WHAT TO WORK ON
Set down all of the data that follows word for word, without the images.

COLLECTED DATA
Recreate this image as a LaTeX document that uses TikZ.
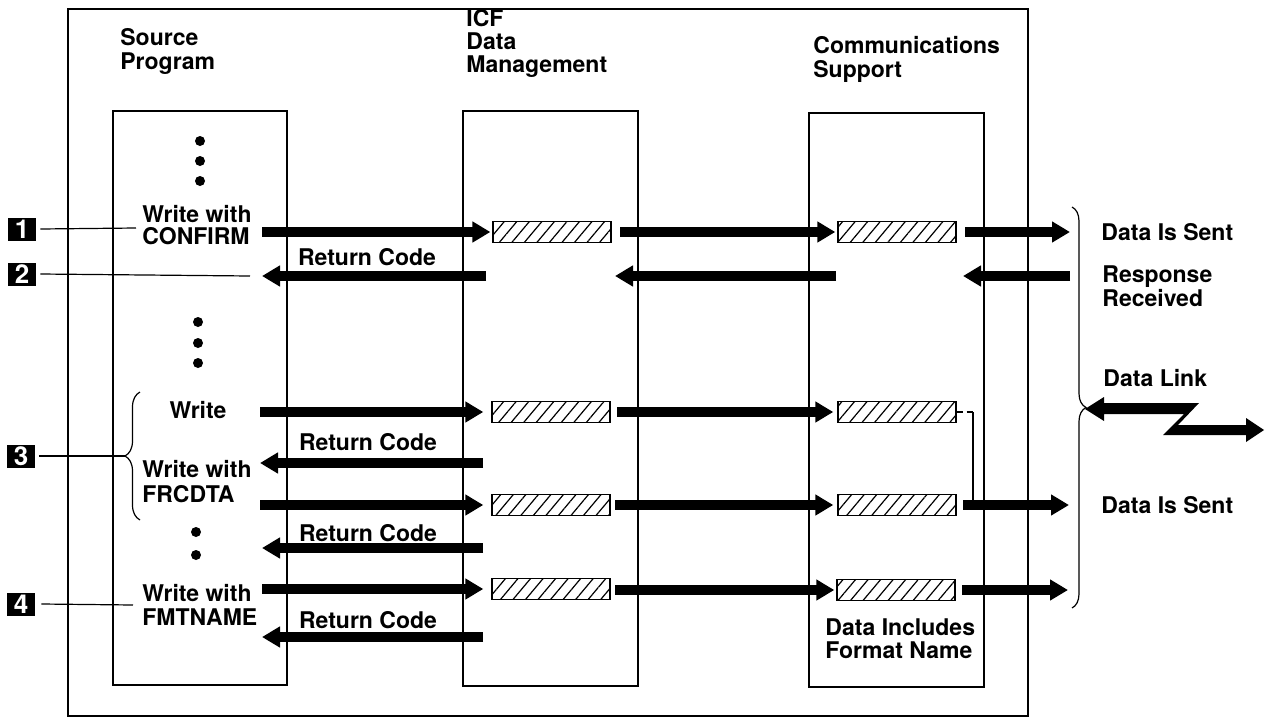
\documentclass[tikz,border=0pt]{standalone}
\usepackage{fontspec}
\setmainfont{TeX Gyre Heros}
\usetikzlibrary{arrows.meta,patterns.meta,decorations.pathreplacing}
\begin{document}
\begin{tikzpicture}[x=0.5pt,y=-0.5pt,
  lbl/.style={font=\bfseries\fontsize{11.5}{12}\selectfont, inner sep=0pt, align=left},
  frame/.style={draw, line width=0.75pt},
  hatch/.style={draw, line width=0.7pt, pattern={Lines[angle=50,distance=4.8pt,line width=0.6pt]}, minimum width=59pt, minimum height=10.5pt, inner sep=0pt},
  fat/.style={line width=4.6pt, -{Triangle[length=9pt,width=10pt]}},
  num/.style={fill=black, text=white, font=\bfseries\fontsize{13}{13}\selectfont, minimum width=14pt, minimum height=11.5pt, inner sep=0pt},
  lead/.style={line width=0.6pt},
  dot/.style={circle, fill=black, inner sep=0pt, minimum size=5pt},
]
\useasboundingbox (0,0) rectangle (1265,718);
% frames
\draw[frame] (68,9) rectangle (1028,716);
\draw[frame] (113,111) rectangle (287,685);
\draw[frame] (463,111) rectangle (638,686);
\draw[frame] (809,113) rectangle (984,687);
% headers (anchored at the baseline of the last line)
\node[lbl, anchor=base west] (hsrc) at (120,69) {Source\\Program};
\node[lbl, anchor=base west, font=\bfseries\fontsize{11.5}{11.5}\selectfont] (hicf) at (466,72) {ICF\\Data\\Management};
\node[lbl, anchor=base west] (hcom) at (813,77) {Communications\\Support};
% dots
\node[dot] (d1) at (200,141) {};
\node[dot] (d2) at (200,161) {};
\node[dot] (d3) at (200,181) {};
\node[dot] (d4) at (198,322) {};
\node[dot] (d5) at (198,343) {};
\node[dot] (d6) at (198,363) {};
\node[dot] (d7) at (196,532) {};
\node[dot] (d8) at (196,555) {};
% source texts
\node[lbl, anchor=base west, font=\bfseries\fontsize{11.5}{11}\selectfont] (wc) at (142,244) {Write with\\CONFIRM};
\node[lbl] (w) at (198,410) {Write};
\node[lbl, anchor=base west, font=\bfseries\fontsize{11.5}{12.5}\selectfont] (wf) at (142,502) {Write with\\FRCDTA};
\node[lbl, anchor=base west] (wm) at (142,625) {Write with\\FMTNAME};
% return codes
\node[lbl] (rc1) at (367,257) {Return Code};
\node[lbl] (rc2) at (368,442) {Return Code};
\node[lbl] (rc3) at (368,533) {Return Code};
\node[lbl] (rc4) at (368,620) {Return Code};
% right texts
\node[lbl, anchor=west] (ds1) at (1101,232) {Data Is Sent};
\node[lbl, anchor=base west] (rr) at (1102,306) {Response\\Received};
\node[lbl, anchor=west] (dl) at (1103,378) {Data Link};
\node[lbl, anchor=west] (ds2) at (1101,505) {Data Is Sent};
\node[lbl, anchor=base west, font=\bfseries\fontsize{11.5}{11.5}\selectfont] (dfn) at (825,658) {Data Includes\\Format Name};
% hatched boxes
\node[hatch] (iA) at (552,232) {};
\node[hatch] (cA) at (897,232) {};
\node[hatch] (iC) at (551,412) {};
\node[hatch] (cC) at (897,412) {};
\node[hatch] (iD) at (551,505) {};
\node[hatch] (cD) at (897,505) {};
\node[hatch] (iF) at (551,589) {};
\node[hatch] (cF) at (896,590) {};
% coordinates for free ends
\coordinate (sA) at (262,232);
\coordinate (mA) at (620,232);
\coordinate (oA0) at (965,232);
\coordinate (oA1) at (1070,232);
\coordinate (bS0) at (486,276); \coordinate (bS1) at (262,276);
\coordinate (bM0) at (836,276); \coordinate (bM1) at (615,276);
\coordinate (bO0) at (1070,276); \coordinate (bO1) at (963,276);
\coordinate (sC) at (260,412);
\coordinate (mC) at (617,412);
\coordinate (rC0) at (483,463); \coordinate (rC1) at (260,463);
\coordinate (sD) at (260,505);
\coordinate (mD) at (615,505);
\coordinate (jn) at (973,412);
\coordinate (jd) at (973,505);
\coordinate (oD0) at (963,505); \coordinate (oD1) at (1069,505);
\coordinate (rE0) at (483,548); \coordinate (rE1) at (262,548);
\coordinate (sF) at (262,589);
\coordinate (mF) at (615,590);
\coordinate (oF0) at (962,590); \coordinate (oF1) at (1068,590);
\coordinate (rG0) at (483,637); \coordinate (rG1) at (262,637);
% arrows
\draw[fat, shorten >=1pt] (sA) -- (iA.west);
\draw[fat, shorten >=1pt] (mA) -- (cA.west);
\draw[fat] (oA0) -- (oA1);
\draw[fat] (bS0) -- (bS1);
\draw[fat] (bM0) -- (bM1);
\draw[fat] (bO0) -- (bO1);
\draw[fat, shorten >=4pt] (sC) -- (iC.west);
\draw[fat, shorten >=2pt] (mC) -- (cC.west);
\draw[fat] (rC0) -- (rC1);
\draw[fat, shorten >=4pt] (sD) -- (iD.west);
\draw[fat, shorten >=2pt] (mD) -- (cD.west);
\draw[fat] (oD0) -- (oD1);
\draw[fat] (rE0) -- (rE1);
\draw[fat, shorten >=4pt] (sF) -- (iF.west);
\draw[fat, shorten >=1pt] (mF) -- (cF.west);
\draw[fat] (oF0) -- (oF1);
\draw[fat] (rG0) -- (rG1);
% dashed link
\draw[lead, dash pattern=on 3pt off 2pt] (cC.east) -- (jn);
\draw[lead] (jn) -- (jd);
% number boxes and leaders
\node[num] (n1) at (22,229) {1};
\node[num] (n2) at (22,274) {2};
\node[num] (n3) at (21,456) {3};
\node[num] (n4) at (21,604) {4};
\coordinate (e1) at (136,228);
\coordinate (e2) at (250,276);
\coordinate (e3) at (125,456);
\coordinate (e4) at (133,605);
\draw[lead] ([xshift=2pt]n1.east) -- (e1);
\draw[lead] ([xshift=2pt]n2.east) -- (e2);
\draw[lead] ([xshift=2pt]n3.east) -- (e3);
\draw[lead] ([xshift=3pt]n4.east) -- (e4);
% braces
\draw[lead, decorate, decoration={brace, amplitude=7.5pt}] (140,520) -- (140,392);
\draw[lead, decorate, decoration={brace, amplitude=7pt}] (1072,207) -- (1072,608);
% data link bolt
\fill (1085,409) -- (1104,397) -- (1104,403) -- (1199,403) -- (1178,425) -- (1246,425)
  -- (1246,418) -- (1264,430) -- (1246,442) -- (1246,435) -- (1163,435) -- (1184,414)
  -- (1104,414) -- (1104,421) -- cycle;
\end{tikzpicture}
\end{document}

FULL ANSWER
Recreate this image as a LaTeX document that uses TikZ.
\documentclass[tikz,border=0pt]{standalone}
\usepackage{fontspec}
\setmainfont{TeX Gyre Heros}
\usetikzlibrary{arrows.meta,patterns.meta,decorations.pathreplacing}
\begin{document}
\begin{tikzpicture}[x=0.5pt,y=-0.5pt,
  lbl/.style={font=\bfseries\fontsize{11.5}{12}\selectfont, inner sep=0pt, align=left},
  frame/.style={draw, line width=0.75pt},
  hatch/.style={draw, line width=0.7pt, pattern={Lines[angle=50,distance=4.8pt,line width=0.6pt]}, minimum width=59pt, minimum height=10.5pt, inner sep=0pt},
  fat/.style={line width=4.6pt, -{Triangle[length=9pt,width=10pt]}},
  num/.style={fill=black, text=white, font=\bfseries\fontsize{13}{13}\selectfont, minimum width=14pt, minimum height=11.5pt, inner sep=0pt},
  lead/.style={line width=0.6pt},
  dot/.style={circle, fill=black, inner sep=0pt, minimum size=5pt},
]
\useasboundingbox (0,0) rectangle (1265,718);
% frames
\draw[frame] (68,9) rectangle (1028,716);
\draw[frame] (113,111) rectangle (287,685);
\draw[frame] (463,111) rectangle (638,686);
\draw[frame] (809,113) rectangle (984,687);
% headers (anchored at the baseline of the last line)
\node[lbl, anchor=base west] (hsrc) at (120,69) {Source\\Program};
\node[lbl, anchor=base west, font=\bfseries\fontsize{11.5}{11.5}\selectfont] (hicf) at (466,72) {ICF\\Data\\Management};
\node[lbl, anchor=base west] (hcom) at (813,77) {Communications\\Support};
% dots
\node[dot] (d1) at (200,141) {};
\node[dot] (d2) at (200,161) {};
\node[dot] (d3) at (200,181) {};
\node[dot] (d4) at (198,322) {};
\node[dot] (d5) at (198,343) {};
\node[dot] (d6) at (198,363) {};
\node[dot] (d7) at (196,532) {};
\node[dot] (d8) at (196,555) {};
% source texts
\node[lbl, anchor=base west, font=\bfseries\fontsize{11.5}{11}\selectfont] (wc) at (142,244) {Write with\\CONFIRM};
\node[lbl] (w) at (198,410) {Write};
\node[lbl, anchor=base west, font=\bfseries\fontsize{11.5}{12.5}\selectfont] (wf) at (142,502) {Write with\\FRCDTA};
\node[lbl, anchor=base west] (wm) at (142,625) {Write with\\FMTNAME};
% return codes
\node[lbl] (rc1) at (367,257) {Return Code};
\node[lbl] (rc2) at (368,442) {Return Code};
\node[lbl] (rc3) at (368,533) {Return Code};
\node[lbl] (rc4) at (368,620) {Return Code};
% right texts
\node[lbl, anchor=west] (ds1) at (1101,232) {Data Is Sent};
\node[lbl, anchor=base west] (rr) at (1102,306) {Response\\Received};
\node[lbl, anchor=west] (dl) at (1103,378) {Data Link};
\node[lbl, anchor=west] (ds2) at (1101,505) {Data Is Sent};
\node[lbl, anchor=base west, font=\bfseries\fontsize{11.5}{11.5}\selectfont] (dfn) at (825,658) {Data Includes\\Format Name};
% hatched boxes
\node[hatch] (iA) at (552,232) {};
\node[hatch] (cA) at (897,232) {};
\node[hatch] (iC) at (551,412) {};
\node[hatch] (cC) at (897,412) {};
\node[hatch] (iD) at (551,505) {};
\node[hatch] (cD) at (897,505) {};
\node[hatch] (iF) at (551,589) {};
\node[hatch] (cF) at (896,590) {};
% coordinates for free ends
\coordinate (sA) at (262,232);
\coordinate (mA) at (620,232);
\coordinate (oA0) at (965,232);
\coordinate (oA1) at (1070,232);
\coordinate (bS0) at (486,276); \coordinate (bS1) at (262,276);
\coordinate (bM0) at (836,276); \coordinate (bM1) at (615,276);
\coordinate (bO0) at (1070,276); \coordinate (bO1) at (963,276);
\coordinate (sC) at (260,412);
\coordinate (mC) at (617,412);
\coordinate (rC0) at (483,463); \coordinate (rC1) at (260,463);
\coordinate (sD) at (260,505);
\coordinate (mD) at (615,505);
\coordinate (jn) at (973,412);
\coordinate (jd) at (973,505);
\coordinate (oD0) at (963,505); \coordinate (oD1) at (1069,505);
\coordinate (rE0) at (483,548); \coordinate (rE1) at (262,548);
\coordinate (sF) at (262,589);
\coordinate (mF) at (615,590);
\coordinate (oF0) at (962,590); \coordinate (oF1) at (1068,590);
\coordinate (rG0) at (483,637); \coordinate (rG1) at (262,637);
% arrows
\draw[fat, shorten >=1pt] (sA) -- (iA.west);
\draw[fat, shorten >=1pt] (mA) -- (cA.west);
\draw[fat] (oA0) -- (oA1);
\draw[fat] (bS0) -- (bS1);
\draw[fat] (bM0) -- (bM1);
\draw[fat] (bO0) -- (bO1);
\draw[fat, shorten >=4pt] (sC) -- (iC.west);
\draw[fat, shorten >=2pt] (mC) -- (cC.west);
\draw[fat] (rC0) -- (rC1);
\draw[fat, shorten >=4pt] (sD) -- (iD.west);
\draw[fat, shorten >=2pt] (mD) -- (cD.west);
\draw[fat] (oD0) -- (oD1);
\draw[fat] (rE0) -- (rE1);
\draw[fat, shorten >=4pt] (sF) -- (iF.west);
\draw[fat, shorten >=1pt] (mF) -- (cF.west);
\draw[fat] (oF0) -- (oF1);
\draw[fat] (rG0) -- (rG1);
% dashed link
\draw[lead, dash pattern=on 3pt off 2pt] (cC.east) -- (jn);
\draw[lead] (jn) -- (jd);
% number boxes and leaders
\node[num] (n1) at (22,229) {1};
\node[num] (n2) at (22,274) {2};
\node[num] (n3) at (21,456) {3};
\node[num] (n4) at (21,604) {4};
\coordinate (e1) at (136,228);
\coordinate (e2) at (250,276);
\coordinate (e3) at (125,456);
\coordinate (e4) at (133,605);
\draw[lead] ([xshift=2pt]n1.east) -- (e1);
\draw[lead] ([xshift=2pt]n2.east) -- (e2);
\draw[lead] ([xshift=2pt]n3.east) -- (e3);
\draw[lead] ([xshift=3pt]n4.east) -- (e4);
% braces
\draw[lead, decorate, decoration={brace, amplitude=7.5pt}] (140,520) -- (140,392);
\draw[lead, decorate, decoration={brace, amplitude=7pt}] (1072,207) -- (1072,608);
% data link bolt
\fill (1085,409) -- (1104,397) -- (1104,403) -- (1199,403) -- (1178,425) -- (1246,425)
  -- (1246,418) -- (1264,430) -- (1246,442) -- (1246,435) -- (1163,435) -- (1184,414)
  -- (1104,414) -- (1104,421) -- cycle;
\end{tikzpicture}
\end{document}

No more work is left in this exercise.